Slack founder Stewart Butterfield believes that most office work is '70% wasted output'
- Stewart Butterfield is hopeful that AI will free us from office drudgery.
- He compared some jobs to "Office Space," a comedy about office workers whose lives are a living hell their jobs are so trivial.
- Technology should be used for "automating away things humans do poorly - like remembering things, doing arithmetic [or] comparing hundreds of millions of items with each other and detecting patterns," he said.
- Most people do not regard meetings and emails as their actual work. They are the things that get in the way of the work, he says.
- "We're probably at about 70% wasted output. And we're better than average," he joked.
PARIS - Slack founder Stewart Butterfield has a dim view of office life.
"Think about the tropes of culture around office work, the TV show 'The Office,' the movie 'Office Space,' and 'Dilbert' the cartoon ... they involve long meetings, too much email, those have been a constant for decades," he said today at VivaTech, the giant tech conference in Paris.
"People tend to not see that as part of their work," he said, referring to the way that meetings get in the way of the actual tasks people's jobs consists of.
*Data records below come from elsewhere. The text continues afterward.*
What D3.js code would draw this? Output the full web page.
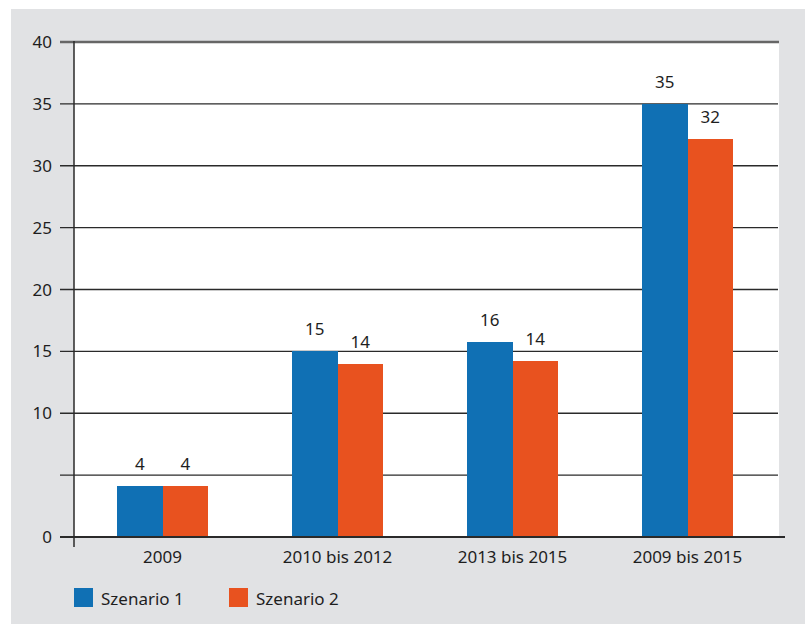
<!DOCTYPE html>
<html>
<head>
<meta charset="utf-8">
<script src="https://cdn.jsdelivr.net/npm/d3@7/dist/d3.min.js"></script>
<style>
  html, body { margin: 0; padding: 0; background: #ffffff; }
  svg { display: block; }
  text { font-family: "Noto Sans", "Open Sans", sans-serif; fill: #1e1e1e; }
</style>
</head>
<body>
<svg id="chart" width="808" height="624"></svg>
<script>
// Periods on the x axis
const categories = ["2009", "2010 bis 2012", "2013 bis 2015", "2009 bis 2015"];
// Scenario values per period
const scenario1 = [4.1, 15.0, 15.75, 35.0];
const scenario2 = [4.1, 14.0, 14.2, 32.15];
const seriesNames = ["Szenario 1", "Szenario 2"];
// Y axis ticks and their labels (the 5 tick carries no label)
const yTicks = [0, 5, 10, 15, 20, 25, 30, 35, 40];
const yTickLabels = ["0", "", "10", "15", "20", "25", "30", "35", "40"];

const colors = ["#1070b4", "#e8521f"];

const svg = d3.select("#chart");

// Panel geometry
const outer = { x: 11, y: 9, w: 794, h: 615 };
const plot = { left: 74, right: 779, top: 42, bottom: 537 };

const y = d3.scaleLinear().domain([0, 40]).range([plot.bottom, plot.top]);
const x0 = d3.scaleBand().domain(categories).range([75, 775]).paddingInner(0).paddingOuter(0);
const groupWidth = 91;
const x1 = d3.scaleBand().domain(seriesNames).range([0, groupWidth]).padding(0);

// Grey frame and white plotting area
svg.append("rect").attr("x", outer.x).attr("y", outer.y).attr("width", outer.w).attr("height", outer.h).attr("fill", "#e1e2e4");
svg.append("rect").attr("x", plot.left).attr("y", plot.top).attr("width", plot.right - plot.left).attr("height", plot.bottom - plot.top).attr("fill", "#ffffff");

// Horizontal gridlines with tick stubs to the left of the axis
const grid = svg.append("g");
yTicks.filter(t => t > 0).forEach(t => {
  grid.append("line")
    .attr("x1", 60).attr("x2", t === 40 ? 779 : 778)
    .attr("y1", y(t)).attr("y2", y(t))
    .attr("stroke", t === 40 ? "#666666" : "#2a2a2a")
    .attr("stroke-width", t === 40 ? 2.4 : 1.4);
});

// Bars
const data = categories.map((c, i) => ({ cat: c, vals: [scenario1[i], scenario2[i]] }));
const groups = svg.append("g").selectAll("g").data(data).join("g")
  .attr("transform", d => `translate(${Math.round(x0(d.cat) + x0.bandwidth() / 2 - groupWidth / 2)},0)`);

groups.selectAll("rect").data(d => d.vals.map((v, k) => ({ v, k })))
  .join("rect")
  .attr("x", d => x1(seriesNames[d.k]))
  .attr("width", x1.bandwidth() + (d => 0)())
  .attr("y", d => y(d.v))
  .attr("height", d => y(0) - y(d.v))
  .attr("fill", d => colors[d.k])
  .attr("shape-rendering", "crispEdges");

// Value labels above bars
groups.selectAll("text").data(d => d.vals.map((v, k) => ({ v, k })))
  .join("text")
  .attr("x", d => x1(seriesNames[d.k]) + x1.bandwidth() / 2)
  .attr("y", d => y(d.v) - 16)
  .attr("text-anchor", "middle")
  .attr("font-size", 17)
  .text(d => d3.format(".0f")(d.v));

// Zero line and vertical axis
svg.append("line").attr("x1", 60).attr("x2", 785).attr("y1", y(0)).attr("y2", y(0))
  .attr("stroke", "#2a2a2a").attr("stroke-width", 2);
svg.append("line").attr("x1", plot.left).attr("x2", plot.left).attr("y1", plot.top - 1).attr("y2", 547)
  .attr("stroke", "#2a2a2a").attr("stroke-width", 1.5);

// Y tick labels
svg.append("g").selectAll("text").data(yTicks).join("text")
  .attr("x", 52)
  .attr("y", d => y(d))
  .attr("dy", "0.36em")
  .attr("text-anchor", "end")
  .attr("font-size", 17)
  .text((d, i) => yTickLabels[i]);

// Category labels
svg.append("g").selectAll("text").data(categories).join("text")
  .attr("x", d => x0(d) + x0.bandwidth() / 2)
  .attr("y", 563)
  .attr("text-anchor", "middle")
  .attr("font-size", 17)
  .text(d => d);

// Legend
const legend = svg.append("g").selectAll("g").data(seriesNames).join("g")
  .attr("transform", (d, i) => `translate(${74 + i * 155},588)`);
legend.append("rect").attr("width", 19).attr("height", 19).attr("fill", (d, i) => colors[i]);
legend.append("text").attr("x", 27).attr("y", 17).attr("font-size", 17).text(d => d);
</script>
</body>
</html>
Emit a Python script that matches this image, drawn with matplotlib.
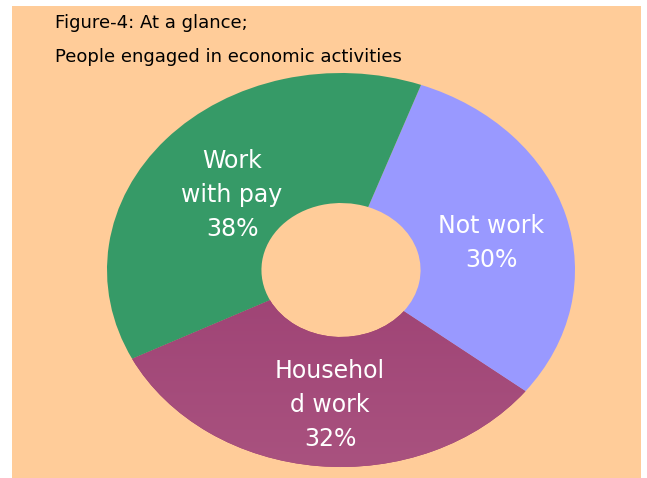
import matplotlib
matplotlib.use("Agg")
import matplotlib.pyplot as plt
import numpy as np
from matplotlib.patches import Rectangle
from matplotlib.colors import LinearSegmentedColormap

labels = ["Not work\n30%", "Househol\nd work\n32%", "Work\nwith pay\n38%"]
values = [30, 32, 38]
colors = ["#9999FF", "#9E3C6E", "#369A67"]
title_lines = ["Figure-4: At a glance;", "People engaged in economic activities"]

W, H = 647, 478
fig = plt.figure(figsize=(W / 100, H / 100), dpi=100, facecolor="white")
fig.patches.append(Rectangle((12 / W, 0), (641 - 12) / W, (478 - 6) / H,
                             transform=fig.transFigure, facecolor="#FFCC99",
                             edgecolor="none", zorder=-10))

ax = fig.add_axes([107 / W, (478 - 467) / H, 468 / W, 394 / H])
ax.set_zorder(1)
ax.set_facecolor("none")
wedges, _ = ax.pie(values, colors=colors, startangle=70, counterclock=False,
                   radius=1.0, wedgeprops=dict(width=0.66, edgecolor="none"))
ax.set_aspect("auto")

# gradient on household work slice (darker at top)
cmap = LinearSegmentedColormap.from_list("hh", ["#A9527F", "#93326A"])
grad = np.linspace(0, 1, 256).reshape(-1, 1)
im = ax.imshow(grad, cmap=cmap, extent=(-1, 1, -1, 1), aspect="auto",
               origin="lower", zorder=wedges[1].get_zorder() + 0.1)
im.set_clip_path(wedges[1])
ax.set_xlim(-1, 1)
ax.set_ylim(-1, 1)
ax.axis("off")

fontfam = ["DejaVu Sans"]
pos = [(491, 243), (330, 405), (232, 195)]
for lab, (px, py) in zip(labels, pos):
    fig.text(px / W, 1 - py / H, lab, ha="center", va="center", color="white",
             fontsize=17, family=fontfam, linespacing=1.55, zorder=5)

fig.text(55 / W, 1 - 23 / H, title_lines[0], ha="left", va="center",
         fontsize=13, family=fontfam, color="black", zorder=5)
fig.text(55 / W, 1 - 57 / H, title_lines[1], ha="left", va="center",
         fontsize=13, family=fontfam, color="black", zorder=5)

fig.savefig("out.png", dpi=100, facecolor=fig.get_facecolor())
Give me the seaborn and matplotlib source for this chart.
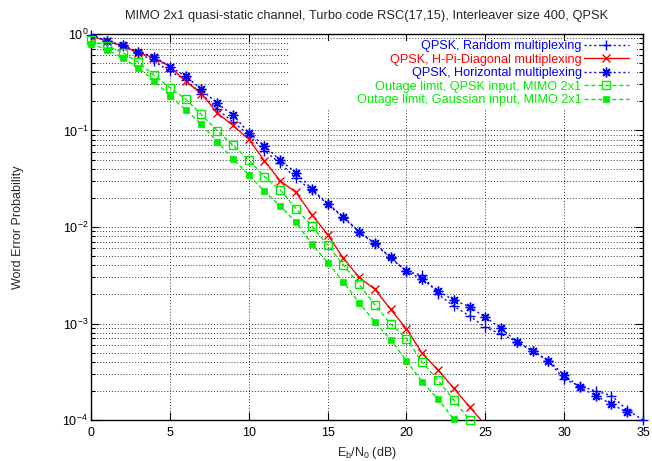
import matplotlib
matplotlib.use('Agg')
import matplotlib.pyplot as plt
import seaborn as sns
from matplotlib.patches import Rectangle
from matplotlib.ticker import LogLocator, MultipleLocator, NullFormatter

# Eb/N0 (dB) and word error probability
ebn0_random = list(range(0, 36))
wep_random = [0.976, 0.846, 0.751, 0.635, 0.521, 0.411, 0.336, 0.241, 0.166, 0.123,
              0.0898, 0.0617, 0.0457, 0.0320, 0.0239, 0.0173, 0.0125, 0.00887, 0.00667, 0.00477,
              0.00346, 0.00318, 0.00202, 0.00151, 0.00120, 0.000913, 0.000778, 0.000648, 0.000519, 0.000411,
              0.000264, 0.000225, 0.000200, 0.000179, 0.000127, 0.0001]

ebn0_hpi = list(range(0, 26))
wep_hpi = [0.953, 0.846, 0.751, 0.640, 0.567, 0.460, 0.324, 0.241, 0.1526, 0.1127,
           0.0813, 0.0485, 0.0300, 0.0228, 0.0134, 0.00836, 0.00474, 0.00301, 0.00226, 0.00140,
           0.000881, 0.000491, 0.000330, 0.000213, 0.000137, 0.0000888]

ebn0_horizontal = list(range(0, 35))
wep_horizontal = [0.976, 0.852, 0.764, 0.651, 0.584, 0.460, 0.365, 0.268, 0.191, 0.145,
                  0.0953, 0.0694, 0.0489, 0.0367, 0.0248, 0.0175, 0.0128, 0.00894, 0.00675, 0.00483,
                  0.00348, 0.00287, 0.00217, 0.00175, 0.00149, 0.00116, 0.000891, 0.000648, 0.000519, 0.000411,
                  0.000293, 0.000218, 0.000179, 0.000146, 0.000120]

ebn0_out_qpsk = list(range(0, 25))
wep_out_qpsk = [0.860, 0.760, 0.643, 0.509, 0.373, 0.277, 0.212, 0.1465, 0.0993, 0.0704,
                0.0495, 0.0332, 0.0242, 0.01548, 0.01024, 0.00651, 0.00404, 0.00255, 0.00156, 0.000988,
                0.000696, 0.000396, 0.000260, 0.000161, 0.0001]

ebn0_out_gauss = list(range(0, 24))
wep_out_gauss = [0.793, 0.686, 0.568, 0.447, 0.328, 0.228, 0.165, 0.1154, 0.0766, 0.0507,
                 0.0348, 0.0234, 0.01652, 0.01114, 0.00667, 0.00427, 0.00271, 0.00164, 0.00104, 0.000675,
                 0.000411, 0.000249, 0.000165, 0.000102]

sns.set_style('ticks')
plt.rcParams['font.family'] = ['Liberation Sans', 'DejaVu Sans']
plt.rcParams['mathtext.fontset'] = 'custom'
plt.rcParams['mathtext.rm'] = 'Liberation Sans'
plt.rcParams['mathtext.it'] = 'Liberation Sans:italic'
plt.rcParams['font.size'] = 9

blue = '#0000ff'
red = '#ff0000'
green = '#00ee00'

fig = plt.figure(figsize=(6.52, 4.61), dpi=100)
ax = fig.add_axes([91 / 652, 1 - 420 / 461, 552 / 652, 386 / 461])

sns.lineplot(x=ebn0_random, y=wep_random, ax=ax, color=blue, linestyle=(0, (1.5, 2)),
             linewidth=1, marker='+', markersize=7, markeredgecolor=blue, markeredgewidth=1,
             label='QPSK, Random multiplexing', clip_on=False, zorder=3)
sns.lineplot(x=ebn0_hpi, y=wep_hpi, ax=ax, color=red, linestyle='-',
             linewidth=1, marker='x', markersize=5.5, markeredgecolor=red, markeredgewidth=1,
             label='QPSK, H-Pi-Diagonal multiplexing', zorder=3)
sns.lineplot(x=ebn0_horizontal, y=wep_horizontal, ax=ax, color=blue, linestyle=(0, (1.5, 2)),
             linewidth=1, marker=(8, 2, 0), markersize=7, markeredgecolor=blue, markeredgewidth=1,
             label='QPSK, Horizontal multiplexing', zorder=3)
sns.lineplot(x=ebn0_out_qpsk, y=wep_out_qpsk, ax=ax, color=green, linestyle=(0, (3, 2)),
             linewidth=1, marker='s', markersize=5.5, markerfacecolor='none', markeredgecolor=green,
             markeredgewidth=1, label='Outage limit, QPSK input, MIMO 2x1', clip_on=False, zorder=3)
sns.lineplot(x=ebn0_out_gauss, y=wep_out_gauss, ax=ax, color=green, linestyle=(0, (3, 2)),
             linewidth=1, marker='s', markersize=5, markerfacecolor=green, markeredgecolor=green,
             markeredgewidth=0.5, label='Outage limit, Gaussian input, MIMO 2x1', clip_on=False, zorder=3)

ax.set_yscale('log')
ax.set_xlim(0, 35)
ax.set_ylim(1e-4, 1)
ax.xaxis.set_major_locator(MultipleLocator(5))
ax.yaxis.set_major_locator(LogLocator(base=10, numticks=10))
ax.yaxis.set_minor_locator(LogLocator(base=10, subs=range(2, 10), numticks=20))
ax.yaxis.set_minor_formatter(NullFormatter())

ax.grid(which='major', axis='x', linestyle=(0, (1, 2)), color='#333333', linewidth=0.7)
ax.grid(which='both', axis='y', linestyle=(0, (1, 2)), color='#333333', linewidth=0.7)

ax.tick_params(which='both', direction='in', top=True, right=True, colors='black', labelsize=9)
ax.tick_params(which='major', length=6, width=0.8)
ax.tick_params(which='minor', length=3, width=0.8)
ax.tick_params(axis='x', pad=5)
ax.tick_params(axis='y', pad=2)
for s in ax.spines.values():
    s.set_linewidth(1)
    s.set_color('black')

# white key area that hides the grid, as gnuplot does
ax.add_patch(Rectangle((0.36, 0.805), 0.627, 0.178, transform=ax.transAxes,
                       facecolor='white', edgecolor='none', zorder=1.8))

ax.legend(loc='upper right', bbox_to_anchor=(1 - 14 / 552, 1 - 6 / 386), frameon=False,
          markerfirst=False, labelcolor='linecolor', fontsize=9.1, handlelength=3.6,
          handletextpad=0.15, labelspacing=0.12, borderpad=0, borderaxespad=0)

ax.set_title('MIMO 2x1 quasi-static channel, Turbo code RSC(17,15), Interleaver size 400, QPSK',
             fontsize=9.3, pad=11)
ax.set_xlabel('E$_\\mathrm{b}$/N$_\\mathrm{0}$ (dB)', fontsize=9, labelpad=4)
ax.set_ylabel('Word Error Probability', fontsize=9, labelpad=28)

fig.savefig('out.png', dpi=100)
"Over the last 20 or 30 years in most occupations people have become more productive," he said.
As an example he talked about recruiters. Today, they have LinkedIn, email, "tools for auto-sorting and scoring resumes as they come in." But "in 1991, all they had was the White Pages."
"The area that hasn't improved so much is communication," he said.
Anyone who has found themselves involuntarily contributing to a companywide reply-all chain can sympathies. We are 30 years into the digital age. Why is it that mere communication still seems like a chore?
The problem is so bad that Stewart believes most "work" done in an office environment is "wasted."
Think about "the theoretical maximum productivity of our company," he said, which has about 1,000 employees. "We're probably at about 70% wasted output. And we're better than average. It might be 90% in many organisations. I'm entirely making that up - 70% is how I feel rather than some data that I have," he joked.
That's why something that can automate rote communication tasks, like Slack, or Gmail, make such huge differences, he said. Small steps make a big difference. "Things as simple as Gmail's predictive suggestions for how to respond to email takes a little bit of the friction out of it."
Butterfield says he is hopeful that AI will free us from the drudgery of "Office Space," the Mike Judge comedy about a group of office workers whose lives are a living hell because their jobs require them to do only trivial tasks.
"Think about people with knowledge-worker positions, there will be more of a reliance on human intelligence [in the future], automating away things humans do poorly - like remembering things, doing arithmetic [or] comparing hundreds of millions of items with each other and detecting patterns," he said.
We can give the chores to the machines. The future will belong to humans who know how to operate software, who know what it is capable of, who know how to handle analytics and data science around organisations.
That is "going to pay huge dividends," he said.